Complot ou complotite ?
Le chef de l’exécutif a souligné, dans un communiqué de ses services, que « les mouvements nocturnes ne sont pas innocents ». C’est également le sentiment de Kaïs Saïed qui a appelé, lors d’une visite à la Cité Ettadhamen, à Tunis, les protestataires « à se méfier de ceux qui entendent les manipuler sans avoir aucune intention de satisfaire leurs revendications et les oublieront aussitôt ». Abir Moussi, présidente du Parti destourien libre (PDL) va plus loin et estime que les émeutiers sont payés pour commettre des actes de vandalisme dans ce qu’elle considère comme une tentative de coup d’État contre le président. Chacun voit midi à sa porte, les uns pointant les islamistes, quand ces derniers accusent le pouvoir d’être derrière les événements.
Complot ou pas, Abir Moussi est l’une des rares responsables politiques à exprimer un avis clair sur la question, tandis que le député Mongi Rahoui, ex-Bloc démocrate, a quitté une plénière en cours pour rejoindre la manifestation et le dirigeant du Front populaire, Jilani Hammami. Une manière d’occuper le devant de la scène et de ne pas laisser de place aux autres leaders de gauche, dont Hamma Hammami (Parti des travailleurs).

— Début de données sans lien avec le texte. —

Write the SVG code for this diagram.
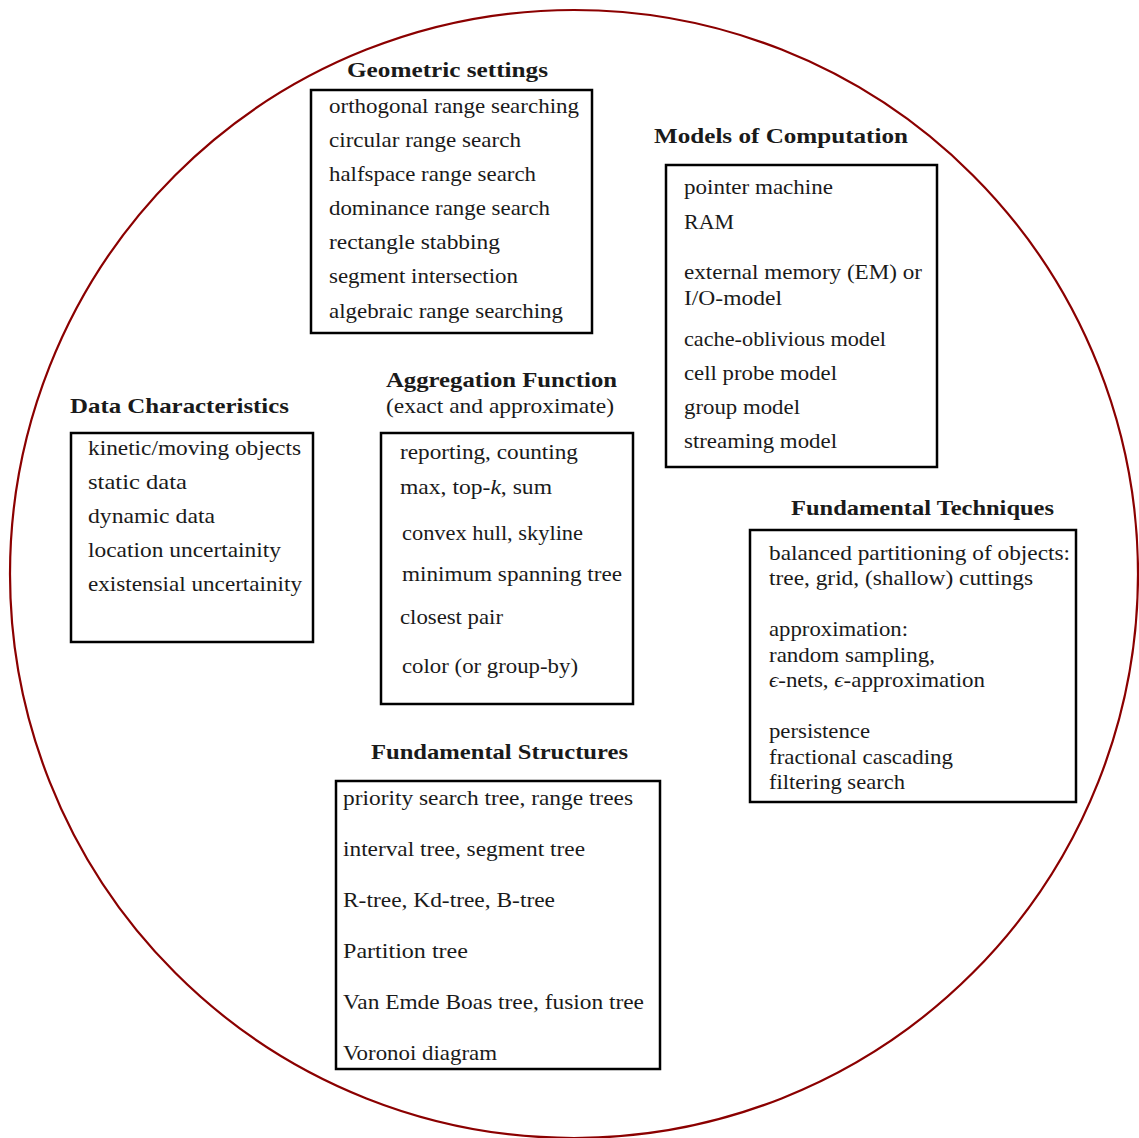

Dans un contexte tendu, certains politiques évitent de s’exprimer trop explicitement sur les événements, d’autant que les troubles sont prétextes à des règlements de comptes politiques. Les partis qui ont essuyé un revers électoral, comme Al Joumhouri, en profitent pour réapparaître, quand d’autres s’approprient une thématique et des arguments qui étaient propres au président, et tentent de pacifier la grogne en se découvrant une empathie avec les laissés pour compte du développement. El Chaab invoque ainsi ces émeutes pour ne pas apporter son soutien au remaniement présenté par le patron de la Kasbah, et part en guerre contre le chef du gouvernement Hichem Mechichi.